- Dataset excerpt
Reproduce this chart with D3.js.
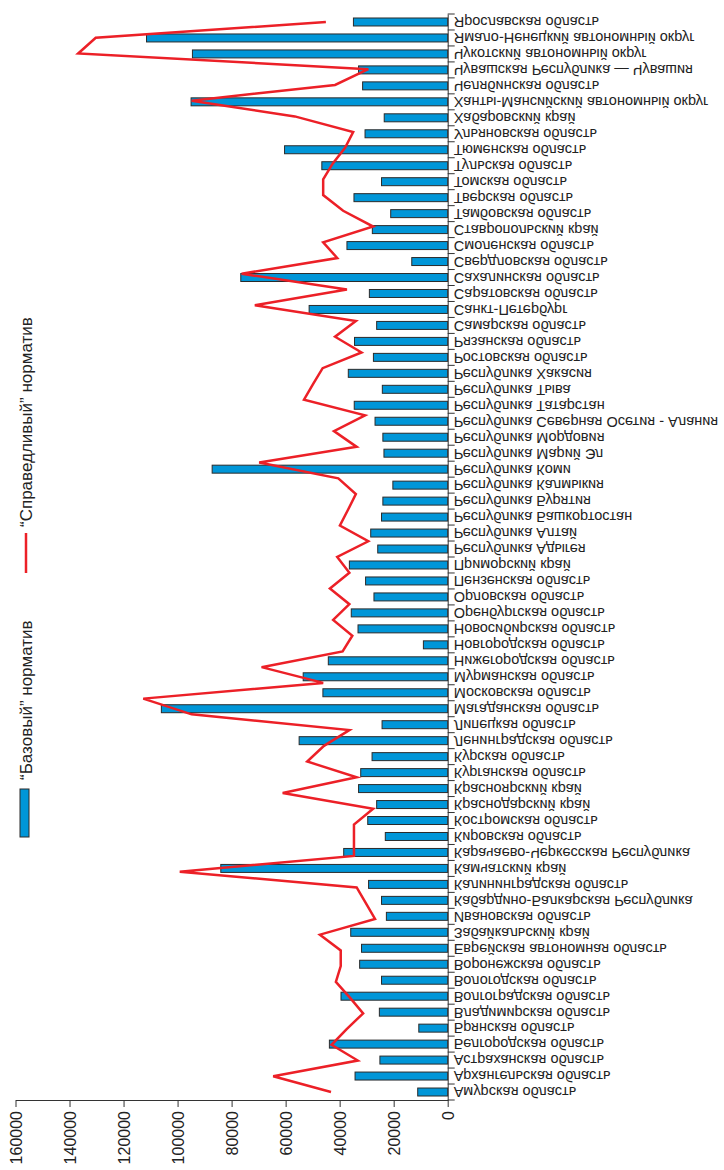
<!DOCTYPE html>
<html>
<head>
<meta charset="utf-8">
<script src="https://cdn.jsdelivr.net/npm/d3@7"></script>
<style>
  body { margin: 0; background: #fff; }
  text { font-family: "Liberation Sans", Arial, sans-serif; fill: #222; }
  .domain, .tick line { stroke: #333; }
</style>
</head>
<body>
<script>
var regions = [
  "Амурская область", "Архангельская область", "Астраханская область", "Белгородская область",
  "Брянская область", "Владимирская область", "Волгоградская область", "Вологодская область",
  "Воронежская область", "Еврейская автономная область", "Забайкальский край", "Ивановская область",
  "Кабардино-Балкарская Республика", "Калининградская область", "Камчатский край",
  "Карачаево-Черкесская Республика", "Кировская область", "Костромская область", "Краснодарский край",
  "Красноярский край", "Курганская область", "Курская область", "Ленинградская область",
  "Липецкая область", "Магаданская область", "Московская область", "Мурманская область",
  "Нижегородская область", "Новгородская область", "Новосибирская область", "Оренбургская область",
  "Орловская область", "Пензенская область", "Приморский край", "Республика Адыгея",
  "Республика Алтай", "Республика Башкортостан", "Республика Бурятия", "Республика Калмыкия",
  "Республика Коми", "Республика Марий Эл", "Республика Мордовия",
  "Республика Северная Осетия - Алания", "Республика Татарстан", "Республика Тыва",
  "Республика Хакасия", "Ростовская область", "Рязанская область", "Самарская область",
  "Санкт-Петербург", "Саратовская область", "Сахалинская область", "Свердловская область",
  "Смоленская область", "Ставропольский край", "Тамбовская область", "Тверская область",
  "Томская область", "Тульская область", "Тюменская область", "Ульяновская область",
  "Хабаровский край", "Ханты-Мансийский автономный округ", "Челябинская область",
  "Чувашская Республика — Чувашия", "Чукотский автономный округ",
  "Ямало-Ненецкий автономный округ", "Ярославская область"
];

// "Базовый" норматив, one per region
var baseValues = [
  11100, 34300, 25100, 43800, 10700, 25300, 39500, 24500, 32600, 31900,
  35900, 22700, 24500, 29300, 84000, 38500, 23100, 29600, 26300, 33000,
  32200, 28000, 55000, 24300, 106000, 46200, 53500, 44200, 9000, 33200,
  35700, 27300, 30400, 36400, 25900, 28500, 24500, 24000, 20300, 87200,
  23600, 24000, 26900, 34600, 24200, 36800, 27500, 34500, 26300, 51300,
  29000, 76600, 13300, 37300, 27900, 21100, 34700, 24500, 46600, 60400,
  30600, 23500, 95000, 31500, 33000, 94500, 111500, 34900
];

// "Справедливый" норматив (the line has its own 69 points)
var fairValues = [
  43200, 64600, 33300, 43000, 37400, 31300, 36200, 41400, 39600, 39600,
  47300, 26900, 30300, 33700, 99200, 34700, 34700, 34700, 27600, 61100,
  33700, 52000, 45800, 36400, 94800, 112700, 46100, 68900, 38900, 35300,
  42400, 36400, 43600, 36400, 40900, 29400, 39900, 36900, 34000, 40500,
  69800, 33700, 42100, 30600, 53200, 49800, 46300, 31900, 41700, 34000,
  71400, 37300, 76300, 40900, 46100, 27600, 38700, 46100, 46100, 42600,
  38000, 35000, 56600, 94800, 41700, 29400, 136800, 130300, 45100
];

var valueTicks = [0, 20000, 40000, 60000, 80000, 100000, 120000, 140000, 160000];

var width = 724,
  height = 1170,
  plotLeft = 15.5,
  axisX = 447.7,
  plotTop = 14,
  axisY = 1100;

var svg = d3.select("body").append("svg")
  .attr("width", width)
  .attr("height", height);

var x = d3.scaleLinear()
  .domain([0, 160000])
  .range([axisX, plotLeft]);

var y = d3.scaleBand()
  .domain(regions)
  .range([axisY, plotTop])
  .paddingInner(0.5)
  .paddingOuter(0.25);

var step = y.step();

var yLine = d3.scalePoint()
  .domain(d3.range(fairValues.length))
  .range([y(regions[0]) + y.bandwidth() / 2, y(regions[regions.length - 1]) + y.bandwidth() / 2]);

// bars
svg.append("g").selectAll("rect")
  .data(baseValues)
  .enter().append("rect")
  .attr("x", function(d) { return x(d); })
  .attr("y", function(d, i) { return y(regions[i]); })
  .attr("width", function(d) { return axisX - x(d); })
  .attr("height", y.bandwidth())
  .attr("fill", "#0096d8")
  .attr("stroke", "#2b2b2b")
  .attr("stroke-width", 1);

// value axis
var xAxis = svg.append("g")
  .attr("transform", "translate(0," + axisY + ")")
  .call(d3.axisBottom(x).tickValues(valueTicks).tickFormat(d3.format("d")).tickSize(7).tickSizeOuter(0));

xAxis.selectAll("text")
  .attr("y", 0)
  .attr("x", -11)
  .attr("dy", ".35em")
  .attr("transform", "rotate(-90)")
  .style("text-anchor", "end")
  .style("font-size", "16px");

// category axis, labels flipped as in the picture
var yAxis = svg.append("g")
  .attr("transform", "translate(" + axisX + ",0)")
  .call(d3.axisRight(y).tickSize(0).tickPadding(6).tickSizeOuter(0));

yAxis.selectAll("text")
  .attr("transform", "scale(1,-1)")
  .style("font-size", "14.5px");

yAxis.selectAll(".boundary")
  .data(d3.range(regions.length + 1))
  .enter().append("line")
  .attr("class", "boundary")
  .attr("x1", 0)
  .attr("x2", 7)
  .attr("y1", function(i) { return axisY - i * step; })
  .attr("y2", function(i) { return axisY - i * step; })
  .attr("stroke", "#333");

// fair line
var line = d3.line()
  .x(function(d) { return x(d); })
  .y(function(d, i) { return yLine(i); });

svg.append("path")
  .datum(fairValues)
  .attr("d", line)
  .attr("fill", "none")
  .attr("stroke", "#ec2027")
  .attr("stroke-width", 2.5)
  .attr("stroke-linejoin", "miter");

// legend
var legend = svg.append("g");

legend.append("rect")
  .attr("x", 20)
  .attr("y", 789)
  .attr("width", 9)
  .attr("height", 48)
  .attr("fill", "#0096d8")
  .attr("stroke", "#2b2b2b");

legend.append("text")
  .attr("transform", "translate(26,780) rotate(-90)")
  .attr("dy", ".35em")
  .style("font-size", "17px")
  .text("“Базовый” норматив");

legend.append("line")
  .attr("x1", 26)
  .attr("x2", 26)
  .attr("y1", 533)
  .attr("y2", 573)
  .attr("stroke", "#ec2027")
  .attr("stroke-width", 2.5);

legend.append("text")
  .attr("transform", "translate(26,527) rotate(-90)")
  .attr("dy", ".35em")
  .style("font-size", "17px")
  .text("“Справедливый” норматив");
</script>
</body>
</html>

- Goal
Return to the listing above and set it down exactly, leaving out its pictures.

- Final answer
Reproduce this chart with D3.js.
<!DOCTYPE html>
<html>
<head>
<meta charset="utf-8">
<script src="https://cdn.jsdelivr.net/npm/d3@7"></script>
<style>
  body { margin: 0; background: #fff; }
  text { font-family: "Liberation Sans", Arial, sans-serif; fill: #222; }
  .domain, .tick line { stroke: #333; }
</style>
</head>
<body>
<script>
var regions = [
  "Амурская область", "Архангельская область", "Астраханская область", "Белгородская область",
  "Брянская область", "Владимирская область", "Волгоградская область", "Вологодская область",
  "Воронежская область", "Еврейская автономная область", "Забайкальский край", "Ивановская область",
  "Кабардино-Балкарская Республика", "Калининградская область", "Камчатский край",
  "Карачаево-Черкесская Республика", "Кировская область", "Костромская область", "Краснодарский край",
  "Красноярский край", "Курганская область", "Курская область", "Ленинградская область",
  "Липецкая область", "Магаданская область", "Московская область", "Мурманская область",
  "Нижегородская область", "Новгородская область", "Новосибирская область", "Оренбургская область",
  "Орловская область", "Пензенская область", "Приморский край", "Республика Адыгея",
  "Республика Алтай", "Республика Башкортостан", "Республика Бурятия", "Республика Калмыкия",
  "Республика Коми", "Республика Марий Эл", "Республика Мордовия",
  "Республика Северная Осетия - Алания", "Республика Татарстан", "Республика Тыва",
  "Республика Хакасия", "Ростовская область", "Рязанская область", "Самарская область",
  "Санкт-Петербург", "Саратовская область", "Сахалинская область", "Свердловская область",
  "Смоленская область", "Ставропольский край", "Тамбовская область", "Тверская область",
  "Томская область", "Тульская область", "Тюменская область", "Ульяновская область",
  "Хабаровский край", "Ханты-Мансийский автономный округ", "Челябинская область",
  "Чувашская Республика — Чувашия", "Чукотский автономный округ",
  "Ямало-Ненецкий автономный округ", "Ярославская область"
];

// "Базовый" норматив, one per region
var baseValues = [
  11100, 34300, 25100, 43800, 10700, 25300, 39500, 24500, 32600, 31900,
  35900, 22700, 24500, 29300, 84000, 38500, 23100, 29600, 26300, 33000,
  32200, 28000, 55000, 24300, 106000, 46200, 53500, 44200, 9000, 33200,
  35700, 27300, 30400, 36400, 25900, 28500, 24500, 24000, 20300, 87200,
  23600, 24000, 26900, 34600, 24200, 36800, 27500, 34500, 26300, 51300,
  29000, 76600, 13300, 37300, 27900, 21100, 34700, 24500, 46600, 60400,
  30600, 23500, 95000, 31500, 33000, 94500, 111500, 34900
];

// "Справедливый" норматив (the line has its own 69 points)
var fairValues = [
  43200, 64600, 33300, 43000, 37400, 31300, 36200, 41400, 39600, 39600,
  47300, 26900, 30300, 33700, 99200, 34700, 34700, 34700, 27600, 61100,
  33700, 52000, 45800, 36400, 94800, 112700, 46100, 68900, 38900, 35300,
  42400, 36400, 43600, 36400, 40900, 29400, 39900, 36900, 34000, 40500,
  69800, 33700, 42100, 30600, 53200, 49800, 46300, 31900, 41700, 34000,
  71400, 37300, 76300, 40900, 46100, 27600, 38700, 46100, 46100, 42600,
  38000, 35000, 56600, 94800, 41700, 29400, 136800, 130300, 45100
];

var valueTicks = [0, 20000, 40000, 60000, 80000, 100000, 120000, 140000, 160000];

var width = 724,
  height = 1170,
  plotLeft = 15.5,
  axisX = 447.7,
  plotTop = 14,
  axisY = 1100;

var svg = d3.select("body").append("svg")
  .attr("width", width)
  .attr("height", height);

var x = d3.scaleLinear()
  .domain([0, 160000])
  .range([axisX, plotLeft]);

var y = d3.scaleBand()
  .domain(regions)
  .range([axisY, plotTop])
  .paddingInner(0.5)
  .paddingOuter(0.25);

var step = y.step();

var yLine = d3.scalePoint()
  .domain(d3.range(fairValues.length))
  .range([y(regions[0]) + y.bandwidth() / 2, y(regions[regions.length - 1]) + y.bandwidth() / 2]);

// bars
svg.append("g").selectAll("rect")
  .data(baseValues)
  .enter().append("rect")
  .attr("x", function(d) { return x(d); })
  .attr("y", function(d, i) { return y(regions[i]); })
  .attr("width", function(d) { return axisX - x(d); })
  .attr("height", y.bandwidth())
  .attr("fill", "#0096d8")
  .attr("stroke", "#2b2b2b")
  .attr("stroke-width", 1);

// value axis
var xAxis = svg.append("g")
  .attr("transform", "translate(0," + axisY + ")")
  .call(d3.axisBottom(x).tickValues(valueTicks).tickFormat(d3.format("d")).tickSize(7).tickSizeOuter(0));

xAxis.selectAll("text")
  .attr("y", 0)
  .attr("x", -11)
  .attr("dy", ".35em")
  .attr("transform", "rotate(-90)")
  .style("text-anchor", "end")
  .style("font-size", "16px");

// category axis, labels flipped as in the picture
var yAxis = svg.append("g")
  .attr("transform", "translate(" + axisX + ",0)")
  .call(d3.axisRight(y).tickSize(0).tickPadding(6).tickSizeOuter(0));

yAxis.selectAll("text")
  .attr("transform", "scale(1,-1)")
  .style("font-size", "14.5px");

yAxis.selectAll(".boundary")
  .data(d3.range(regions.length + 1))
  .enter().append("line")
  .attr("class", "boundary")
  .attr("x1", 0)
  .attr("x2", 7)
  .attr("y1", function(i) { return axisY - i * step; })
  .attr("y2", function(i) { return axisY - i * step; })
  .attr("stroke", "#333");

// fair line
var line = d3.line()
  .x(function(d) { return x(d); })
  .y(function(d, i) { return yLine(i); });

svg.append("path")
  .datum(fairValues)
  .attr("d", line)
  .attr("fill", "none")
  .attr("stroke", "#ec2027")
  .attr("stroke-width", 2.5)
  .attr("stroke-linejoin", "miter");

// legend
var legend = svg.append("g");

legend.append("rect")
  .attr("x", 20)
  .attr("y", 789)
  .attr("width", 9)
  .attr("height", 48)
  .attr("fill", "#0096d8")
  .attr("stroke", "#2b2b2b");

legend.append("text")
  .attr("transform", "translate(26,780) rotate(-90)")
  .attr("dy", ".35em")
  .style("font-size", "17px")
  .text("“Базовый” норматив");

legend.append("line")
  .attr("x1", 26)
  .attr("x2", 26)
  .attr("y1", 533)
  .attr("y2", 573)
  .attr("stroke", "#ec2027")
  .attr("stroke-width", 2.5);

legend.append("text")
  .attr("transform", "translate(26,527) rotate(-90)")
  .attr("dy", ".35em")
  .style("font-size", "17px")
  .text("“Справедливый” норматив");
</script>
</body>
</html>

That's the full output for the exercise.